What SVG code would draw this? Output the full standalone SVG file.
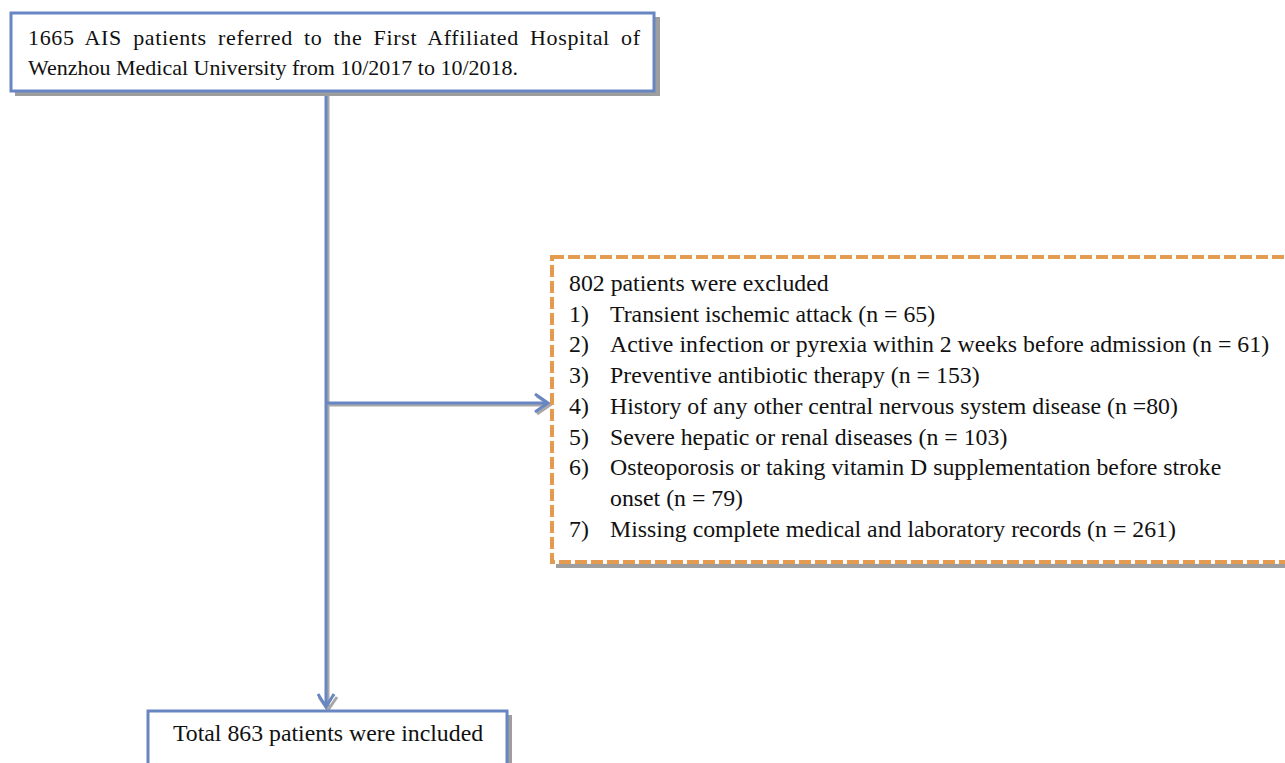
<svg xmlns="http://www.w3.org/2000/svg" width="1285" height="763" viewBox="0 0 1285 763">
<style>
text{font-family:"Liberation Serif","Times New Roman",serif;font-size:23.8px;fill:#111}
.top{font-size:22px}
.box{fill:#fff;stroke:#6786c2;stroke-width:3}
.shadow{fill:#9e9e9e}
.dash{fill:#fff;stroke:#e59b4f;stroke-width:4;stroke-dasharray:12 4}
.con{fill:none;stroke:#6786c2;stroke-width:3}
.conS{fill:none;stroke:#a8a8a8;stroke-width:3}
</style>
<rect width="1285" height="763" fill="#fff"/>
<g id="connectors">
<path class="conS" d="M328 93V707M328 405H548M319 697L328 710L337 697M537 396L550 405L537 414"/>
<path class="con" d="M326 91V707M326 403H548M318 694L326 707L334 694M535 394L548 403L535 412"/>
</g>
<g id="node-start">
<rect class="shadow" x="15" y="17" width="645" height="79"/>
<rect class="box" x="11" y="13" width="643" height="78"/>
<text class="top" x="28" y="45" textLength="612" lengthAdjust="spacing" style="word-spacing:5px">1665 AIS patients referred to the First Affiliated Hospital of</text>
<text class="top" x="28" y="75">Wenzhou Medical University from 10/2017 to 10/2018.</text>
</g>
<g id="node-excluded">
<rect class="shadow" x="556" y="564" width="740" height="4"/>
<rect class="dash" x="552" y="257" width="745" height="305"/>
<text x="569" y="291">802 patients were excluded</text>
<text x="569" y="321.7">1)</text><text x="610" y="321.7">Transient ischemic attack (n = 65)</text>
<text x="569" y="352.4">2)</text><text x="610" y="352.4">Active infection or pyrexia within 2 weeks before admission (n = 61)</text>
<text x="569" y="383.1">3)</text><text x="610" y="383.1">Preventive antibiotic therapy (n = 153)</text>
<text x="569" y="413.8">4)</text><text x="610" y="413.8">History of any other central nervous system disease (n =80)</text>
<text x="569" y="444.5">5)</text><text x="610" y="444.5">Severe hepatic or renal diseases (n = 103)</text>
<text x="569" y="475.2">6)</text><text x="610" y="475.2">Osteoporosis or taking vitamin D supplementation before stroke</text>
<text x="610" y="505.9">onset (n = 79)</text>
<text x="569" y="536.6">7)</text><text x="610" y="536.6">Missing complete medical and laboratory records (n = 261)</text>
</g>
<g id="node-included">
<rect class="shadow" x="152" y="715" width="360" height="60"/>
<rect class="box" x="148" y="711" width="359" height="60"/>
<text x="328" y="741" text-anchor="middle">Total 863 patients were included</text>
</g>
</svg>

============

_STATED PROBLEM_.
Using the data above, print every line exactly, omitting pictures.

_EXPECTED ANSWER_.
What SVG code would draw this? Output the full standalone SVG file.
<svg xmlns="http://www.w3.org/2000/svg" width="1285" height="763" viewBox="0 0 1285 763">
<style>
text{font-family:"Liberation Serif","Times New Roman",serif;font-size:23.8px;fill:#111}
.top{font-size:22px}
.box{fill:#fff;stroke:#6786c2;stroke-width:3}
.shadow{fill:#9e9e9e}
.dash{fill:#fff;stroke:#e59b4f;stroke-width:4;stroke-dasharray:12 4}
.con{fill:none;stroke:#6786c2;stroke-width:3}
.conS{fill:none;stroke:#a8a8a8;stroke-width:3}
</style>
<rect width="1285" height="763" fill="#fff"/>
<g id="connectors">
<path class="conS" d="M328 93V707M328 405H548M319 697L328 710L337 697M537 396L550 405L537 414"/>
<path class="con" d="M326 91V707M326 403H548M318 694L326 707L334 694M535 394L548 403L535 412"/>
</g>
<g id="node-start">
<rect class="shadow" x="15" y="17" width="645" height="79"/>
<rect class="box" x="11" y="13" width="643" height="78"/>
<text class="top" x="28" y="45" textLength="612" lengthAdjust="spacing" style="word-spacing:5px">1665 AIS patients referred to the First Affiliated Hospital of</text>
<text class="top" x="28" y="75">Wenzhou Medical University from 10/2017 to 10/2018.</text>
</g>
<g id="node-excluded">
<rect class="shadow" x="556" y="564" width="740" height="4"/>
<rect class="dash" x="552" y="257" width="745" height="305"/>
<text x="569" y="291">802 patients were excluded</text>
<text x="569" y="321.7">1)</text><text x="610" y="321.7">Transient ischemic attack (n = 65)</text>
<text x="569" y="352.4">2)</text><text x="610" y="352.4">Active infection or pyrexia within 2 weeks before admission (n = 61)</text>
<text x="569" y="383.1">3)</text><text x="610" y="383.1">Preventive antibiotic therapy (n = 153)</text>
<text x="569" y="413.8">4)</text><text x="610" y="413.8">History of any other central nervous system disease (n =80)</text>
<text x="569" y="444.5">5)</text><text x="610" y="444.5">Severe hepatic or renal diseases (n = 103)</text>
<text x="569" y="475.2">6)</text><text x="610" y="475.2">Osteoporosis or taking vitamin D supplementation before stroke</text>
<text x="610" y="505.9">onset (n = 79)</text>
<text x="569" y="536.6">7)</text><text x="610" y="536.6">Missing complete medical and laboratory records (n = 261)</text>
</g>
<g id="node-included">
<rect class="shadow" x="152" y="715" width="360" height="60"/>
<rect class="box" x="148" y="711" width="359" height="60"/>
<text x="328" y="741" text-anchor="middle">Total 863 patients were included</text>
</g>
</svg>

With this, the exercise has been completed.